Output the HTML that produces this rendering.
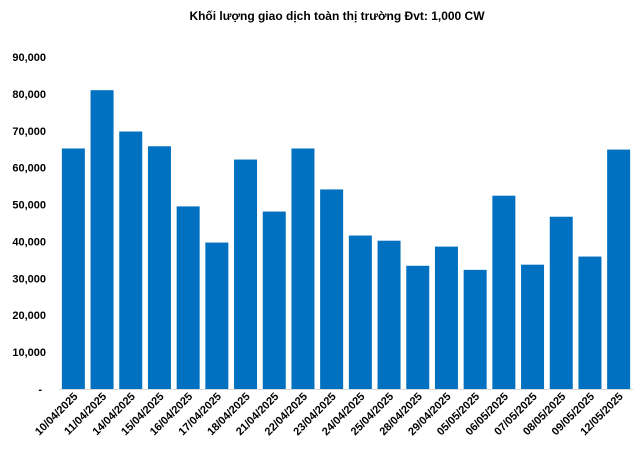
<!DOCTYPE html>
<html><head><meta charset="utf-8"><style>
body{margin:0;background:#fff;}
svg{display:block;font-family:"Liberation Sans",Arial,sans-serif;}
</style></head><body>
<svg id="chart" width="640" height="453">
<text x="337" y="20" text-anchor="middle" font-size="12" font-weight="bold" fill="#000">Khối lượng giao dịch toàn thị trường Đvt: 1,000 CW</text>
<g id="yaxis"></g><g id="bars"></g><g id="xaxis"></g>
</svg>
<script>
const categories=["10/04/2025","11/04/2025","14/04/2025","15/04/2025","16/04/2025","17/04/2025","18/04/2025","21/04/2025","22/04/2025","23/04/2025","24/04/2025","25/04/2025","28/04/2025","29/04/2025","05/05/2025","06/05/2025","07/05/2025","08/05/2025","09/05/2025","12/05/2025"];
const values=[65200,81000,69800,65800,49500,39700,62200,48100,65200,54100,41600,40200,33400,38600,32300,52400,33700,46700,35900,64900];
const yTicks=[0,10000,20000,30000,40000,50000,60000,70000,80000,90000];
const yTickLabels=["-","10,000","20,000","30,000","40,000","50,000","60,000","70,000","80,000","90,000"];
const NS="http://www.w3.org/2000/svg";
const x0=59,x1=633,y0=389,yTop=57,yMax=90000;
const band=(x1-x0)/categories.length,bw=23;
function y(v){return y0-(v/yMax)*(y0-yTop);}
function xc(i){return x0+band*(i+0.5);}
const ya=document.getElementById('yaxis'),bg=document.getElementById('bars'),xa=document.getElementById('xaxis');
yTicks.forEach((t,i)=>{
 const tx=document.createElementNS(NS,'text');
 
 
 tx.setAttribute('x',i===0?42:46);tx.setAttribute('y',y(t)+4);
 tx.setAttribute('text-anchor','end');tx.setAttribute('font-size','11');tx.setAttribute('font-weight','bold');
 tx.textContent=yTickLabels[i];ya.appendChild(tx);
});
values.forEach((v,i)=>{
 const r=document.createElementNS(NS,'rect');
 
 
 r.setAttribute('x',xc(i)-bw/2);r.setAttribute('y',y(v));r.setAttribute('width',bw);r.setAttribute('height',y0-y(v));
 r.setAttribute('fill','#0070c0');bg.appendChild(r);
});
const ax=document.createElementNS(NS,'line');


ax.setAttribute('x1',x0);ax.setAttribute('x2',x1);ax.setAttribute('y1',y0+0.5);ax.setAttribute('y2',y0+0.5);ax.setAttribute('stroke','#d9d9d9');
xa.appendChild(ax);
categories.forEach((c,i)=>{
 const tx=document.createElementNS(NS,'text');
 
 
 const px=xc(i)+5,py=y0+8;
 tx.setAttribute('x',px);tx.setAttribute('y',py);tx.setAttribute('text-anchor','end');
 tx.setAttribute('font-size','11');tx.setAttribute('font-weight','bold');
 tx.setAttribute('transform','rotate(-45 '+px+' '+py+')');
 tx.textContent=c;xa.appendChild(tx);
});
</script>
</body></html>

Given exercise — All the material shown above is to be copied exactly, with no pictures carried over.

In response —
Output the HTML that produces this rendering.
<!DOCTYPE html>
<html><head><meta charset="utf-8"><style>
body{margin:0;background:#fff;}
svg{display:block;font-family:"Liberation Sans",Arial,sans-serif;}
</style></head><body>
<svg id="chart" width="640" height="453">
<text x="337" y="20" text-anchor="middle" font-size="12" font-weight="bold" fill="#000">Khối lượng giao dịch toàn thị trường Đvt: 1,000 CW</text>
<g id="yaxis"></g><g id="bars"></g><g id="xaxis"></g>
</svg>
<script>
const categories=["10/04/2025","11/04/2025","14/04/2025","15/04/2025","16/04/2025","17/04/2025","18/04/2025","21/04/2025","22/04/2025","23/04/2025","24/04/2025","25/04/2025","28/04/2025","29/04/2025","05/05/2025","06/05/2025","07/05/2025","08/05/2025","09/05/2025","12/05/2025"];
const values=[65200,81000,69800,65800,49500,39700,62200,48100,65200,54100,41600,40200,33400,38600,32300,52400,33700,46700,35900,64900];
const yTicks=[0,10000,20000,30000,40000,50000,60000,70000,80000,90000];
const yTickLabels=["-","10,000","20,000","30,000","40,000","50,000","60,000","70,000","80,000","90,000"];
const NS="http://www.w3.org/2000/svg";
const x0=59,x1=633,y0=389,yTop=57,yMax=90000;
const band=(x1-x0)/categories.length,bw=23;
function y(v){return y0-(v/yMax)*(y0-yTop);}
function xc(i){return x0+band*(i+0.5);}
const ya=document.getElementById('yaxis'),bg=document.getElementById('bars'),xa=document.getElementById('xaxis');
yTicks.forEach((t,i)=>{
 const tx=document.createElementNS(NS,'text');
 
 
 tx.setAttribute('x',i===0?42:46);tx.setAttribute('y',y(t)+4);
 tx.setAttribute('text-anchor','end');tx.setAttribute('font-size','11');tx.setAttribute('font-weight','bold');
 tx.textContent=yTickLabels[i];ya.appendChild(tx);
});
values.forEach((v,i)=>{
 const r=document.createElementNS(NS,'rect');
 
 
 r.setAttribute('x',xc(i)-bw/2);r.setAttribute('y',y(v));r.setAttribute('width',bw);r.setAttribute('height',y0-y(v));
 r.setAttribute('fill','#0070c0');bg.appendChild(r);
});
const ax=document.createElementNS(NS,'line');


ax.setAttribute('x1',x0);ax.setAttribute('x2',x1);ax.setAttribute('y1',y0+0.5);ax.setAttribute('y2',y0+0.5);ax.setAttribute('stroke','#d9d9d9');
xa.appendChild(ax);
categories.forEach((c,i)=>{
 const tx=document.createElementNS(NS,'text');
 
 
 const px=xc(i)+5,py=y0+8;
 tx.setAttribute('x',px);tx.setAttribute('y',py);tx.setAttribute('text-anchor','end');
 tx.setAttribute('font-size','11');tx.setAttribute('font-weight','bold');
 tx.setAttribute('transform','rotate(-45 '+px+' '+py+')');
 tx.textContent=c;xa.appendChild(tx);
});
</script>
</body></html>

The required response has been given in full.